Virginia offshore wind project hits whale trouble

By Niina H. Farah | 05/02/2024 06:12 AM EDT

The court ordered the Biden administration to provide proof of whale protections days before Dominion Energy plans to start building the project.

Wind turbines.

Wind turbines off the coast of Virginia Beach, Virginia. Steve Helber/AP

A federal judge has ordered the Biden administration to clarify its plans for protecting endangered whales during construction of one of the nation’s largest offshore wind farms.

The Bureau of Ocean Energy Management has until Friday to file a report on whether NOAA Fisheries approved mitigation plans to protect the North Atlantic right whale. The order from Judge Loren AliKhan of the U.S. District Court for the District of Columbia comes as Dominion Energy prepares to lay the foundation for wind turbines off Virginia’s coast.

A coalition led by the free-market group Committee for a Constructive Tomorrow is calling for a preliminary injunction to halt work on Dominion’s Coastal Virginia Offshore Wind project.
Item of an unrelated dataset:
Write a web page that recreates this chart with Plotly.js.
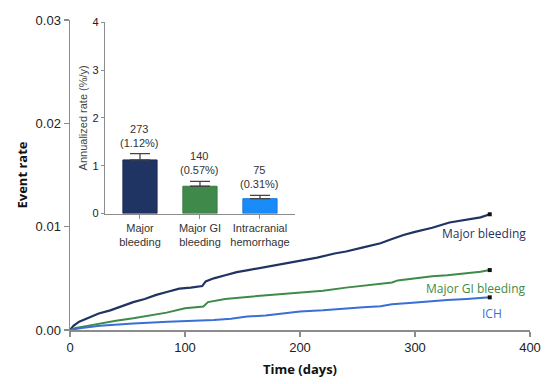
<!DOCTYPE html>
<html>
<head>
<meta charset="utf-8">
<script src="https://cdn.plot.ly/plotly-3.0.1.min.js"></script>
<style>html,body{margin:0;padding:0;background:#fff;}#chart{width:550px;height:384px;}</style>
</head>
<body>
<div id="chart"></div>
<script>
// Cumulative event rate curves
const majorDays = [0,3,8,15,25,35,45,55,65,75,85,95,105,115,118,125,135,145,155,165,175,185,200,215,230,240,255,270,280,290,300,315,330,345,357,365];
const majorRate = [0,0.0004,0.0008,0.0011,0.0016,0.0019,0.0023,0.0027,0.0030,0.0034,0.0037,0.0040,0.0041,0.00425,0.0047,0.0050,0.0053,0.0056,0.0058,0.0060,0.0062,0.0064,0.0067,0.0070,0.0074,0.0076,0.0080,0.0084,0.0088,0.0092,0.0095,0.0099,0.0104,0.0107,0.0109,0.0112];
const giDays = [0,5,15,26,40,55,70,84,100,113,116,120,135,154,175,200,220,240,255,270,280,285,300,315,328,345,357,365];
const giRate = [0,0.0002,0.0004,0.00064,0.0009,0.00113,0.0014,0.00168,0.0021,0.00222,0.00228,0.0027,0.0030,0.0032,0.0034,0.0036,0.0038,0.0041,0.0043,0.00445,0.0046,0.0048,0.0050,0.0052,0.0053,0.0055,0.00563,0.0058];
const ichDays = [0,10,26,55,85,113,125,140,154,170,183,200,220,240,255,270,280,298,315,328,345,357,365];
const ichRate = [0,0.0002,0.0004,0.00064,0.0008,0.00087,0.00097,0.0011,0.0013,0.0014,0.00155,0.0018,0.0019,0.0021,0.0022,0.0023,0.0025,0.00264,0.0028,0.0029,0.0030,0.00306,0.00316];

// Inset: annualized rates
const barCats = ["Major<br>bleeding","Major GI<br>bleeding","Intracranial<br>hemorrhage"];
const barRate = [1.12,0.57,0.31];
const barErr = [0.13,0.10,0.07];
const barCount = [273,140,75];
const barPct = ["(1.12%)","(0.57%)","(0.31%)"];

const cNavy = "#1f3463", cGreen = "#3e8b48", cBlue = "#3a6fd4", cBarBlue = "#1a8cfa";

const last = a => a[a.length-1];

const traces = [
  {x: majorDays, y: majorRate, type: "scatter", mode: "lines", line: {color: cNavy, width: 2.2}, hoverinfo: "skip"},
  {x: giDays, y: giRate, type: "scatter", mode: "lines", line: {color: cGreen, width: 2}, hoverinfo: "skip"},
  {x: ichDays, y: ichRate, type: "scatter", mode: "lines", line: {color: cBlue, width: 2}, hoverinfo: "skip"},
  {x: [last(majorDays), last(giDays), last(ichDays)], y: [last(majorRate), last(giRate), last(ichRate)],
   type: "scatter", mode: "markers", marker: {color: "#111", size: 4, symbol: "square"}, hoverinfo: "skip"},
  {x: barCats, y: barRate, type: "bar", xaxis: "x2", yaxis: "y2", width: 0.57,
   marker: {color: [cNavy, "#3f8a4b", cBarBlue], line: {color: ["#1a2b52","#357a40","#1479e0"], width: 1}},
   error_y: {type: "data", array: barErr, symmetric: false, arrayminus: [0,0,0], color: "#444", thickness: 1.3, width: 10},
   hoverinfo: "skip"}
];

const annotations = [
  {x: 398, y: 0.00937, xref: "x", yref: "y", text: "Major bleeding", showarrow: false, xanchor: "right", yanchor: "middle", font: {family: "Open Sans, sans-serif", size: 12, color: cNavy}},
  {x: 398, y: 0.00406, xref: "x", yref: "y", text: "Major GI bleeding", showarrow: false, xanchor: "right", yanchor: "middle", font: {family: "Open Sans, sans-serif", size: 12, color: cGreen}},
  {x: 367, y: 0.00164, xref: "x", yref: "y", text: "ICH", showarrow: false, xanchor: "center", yanchor: "middle", font: {family: "Open Sans, sans-serif", size: 12, color: cBlue}}
];
barCats.forEach((c, i) => {
  annotations.push({x: c, y: barRate[i] + barErr[i], xref: "x2", yref: "y2", text: barCount[i] + "<br>" + barPct[i],
    showarrow: false, xanchor: "center", yanchor: "bottom", yshift: 3,
    font: {family: "Liberation Sans, Arial, sans-serif", size: 11, color: "#333"}});
});

const layout = {
  width: 550, height: 384,
  margin: {l: 70, r: 20, t: 20, b: 54},
  paper_bgcolor: "#fff", plot_bgcolor: "rgba(0,0,0,0)",
  showlegend: false,
  xaxis: {range: [0, 400], tickvals: [0,100,200,300,400], showgrid: false, zeroline: false,
    showline: true, linecolor: "#8c8c8c", linewidth: 1.5, ticks: "outside", ticklen: 5, tickcolor: "#8c8c8c", tickwidth: 1.5,
    tickfont: {family: "Liberation Sans, Arial, sans-serif", size: 13, color: "#222"},
    title: {text: "Time (days)", font: {family: "Open Sans, sans-serif", size: 13, color: "#111", weight: "bold"}, standoff: 11}},
  yaxis: {range: [0, 0.03], tickvals: [0, 0.01, 0.02, 0.03], ticktext: ["0.00","0.01","0.02","0.03"], showgrid: false, zeroline: false,
    showline: true, linecolor: "#8c8c8c", linewidth: 1.5, ticks: "outside", ticklen: 5, tickcolor: "#8c8c8c", tickwidth: 1.5,
    tickfont: {family: "Liberation Sans, Arial, sans-serif", size: 13, color: "#222"},
    title: {text: "Event rate", font: {family: "Open Sans, sans-serif", size: 13, color: "#111", weight: "bold"}, standoff: 5}},
  xaxis2: {domain: [0.0761, 0.489], anchor: "y2", range: [-0.583, 2.583], showgrid: false, zeroline: false,
    showline: true, linecolor: "#8c8c8c", linewidth: 1.3, ticks: "outside", ticklen: 4, tickcolor: "#8c8c8c",
    tickfont: {family: "Liberation Sans, Arial, sans-serif", size: 11, color: "#333"}, fixedrange: true},
  yaxis2: {domain: [0.3758, 0.993], anchor: "x2", range: [0, 4], tickvals: [0,1,2,3,4], showgrid: false, zeroline: false,
    showline: true, linecolor: "#8c8c8c", linewidth: 1.3, ticks: "outside", ticklen: 3, tickcolor: "#8c8c8c",
    tickfont: {family: "Liberation Sans, Arial, sans-serif", size: 11, color: "#222"},
    title: {text: "Annualized rate (%/y)", font: {family: "Liberation Sans, Arial, sans-serif", size: 11, color: "#444"}, standoff: 2}},
  annotations: annotations
};

Plotly.newPlot("chart", traces, layout, {staticPlot: true, displayModeBar: false});
</script>
</body>
</html>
AliKhan issued her order on the heels of a status conference on the case; she is expected to rule on whether to pause construction after the coalition files a brief due by May 9.


Jeremy Slayton, a spokesperson for Dominion, said in an email that the issues raised by the coalition “have no merit.”

“The Bureau of Ocean Energy Management has done an extraordinarily thorough environmental review of the project and carefully considered potential impacts to marine wildlife and the environment,” he said in an email.

The case is the latest in an anti-wind push that spans various groups — from fishermen to coastal communities — and is backed by national far-right and libertarian groups. The Heartland Institute, an advocacy group that receives funding from fossil fuel companies, and the conservative nonprofit National Legal and Policy Center are part of the coalition that brought the case against the Dominion wind project.

In its request for a preliminary injunction, the coalition claims that BOEM’s biological opinion for the project was “defective” as well as “internally inconsistent.”

“Because of these serious deficiencies, the Biological Opinion underreports the specific and cumulative impacts of the Project on the North Atlantic Right Whales,” the groups wrote in their request filed Monday.

Under the terms of the biological opinion, Dominion must follow NOAA-approved mitigation plans to protect the North Atlantic right while during pile driving and other construction.

Dominion was initially set to begin pile driving to lay the foundation for wind turbines Wednesday. The company says it now plans to begin May 6.

Paul Kamenar, a private attorney representing the coalition, asserted that AliKhan’s order effectively pushed back work on the project while BOEM prepares the report in response.

“Even if they get approval in the next couple of days,” he said, “it doesn’t make sense to do that” when the judge could order Dominion to halt work soon after.

But on Wednesday, Dominion sent out a press release that said any reports that the project would be delayed “blatantly and grossly misrepresent the facts.”

“Our construction schedule has not been altered and stays on schedule,” Slayton said in an email.

Slayton said the company’s protective measures include avoiding pile driving during the whale’s migration season and having observers on board the vessels conducting pile installation to detect and avoid marine life. Vessels are also subject to speed restrictions to avoid collisions, he said.

“The overwhelming consensus of federal agencies and scientific organizations is that offshore wind does not adversely impact marine life,” he said.

This story also appears in Climatewire.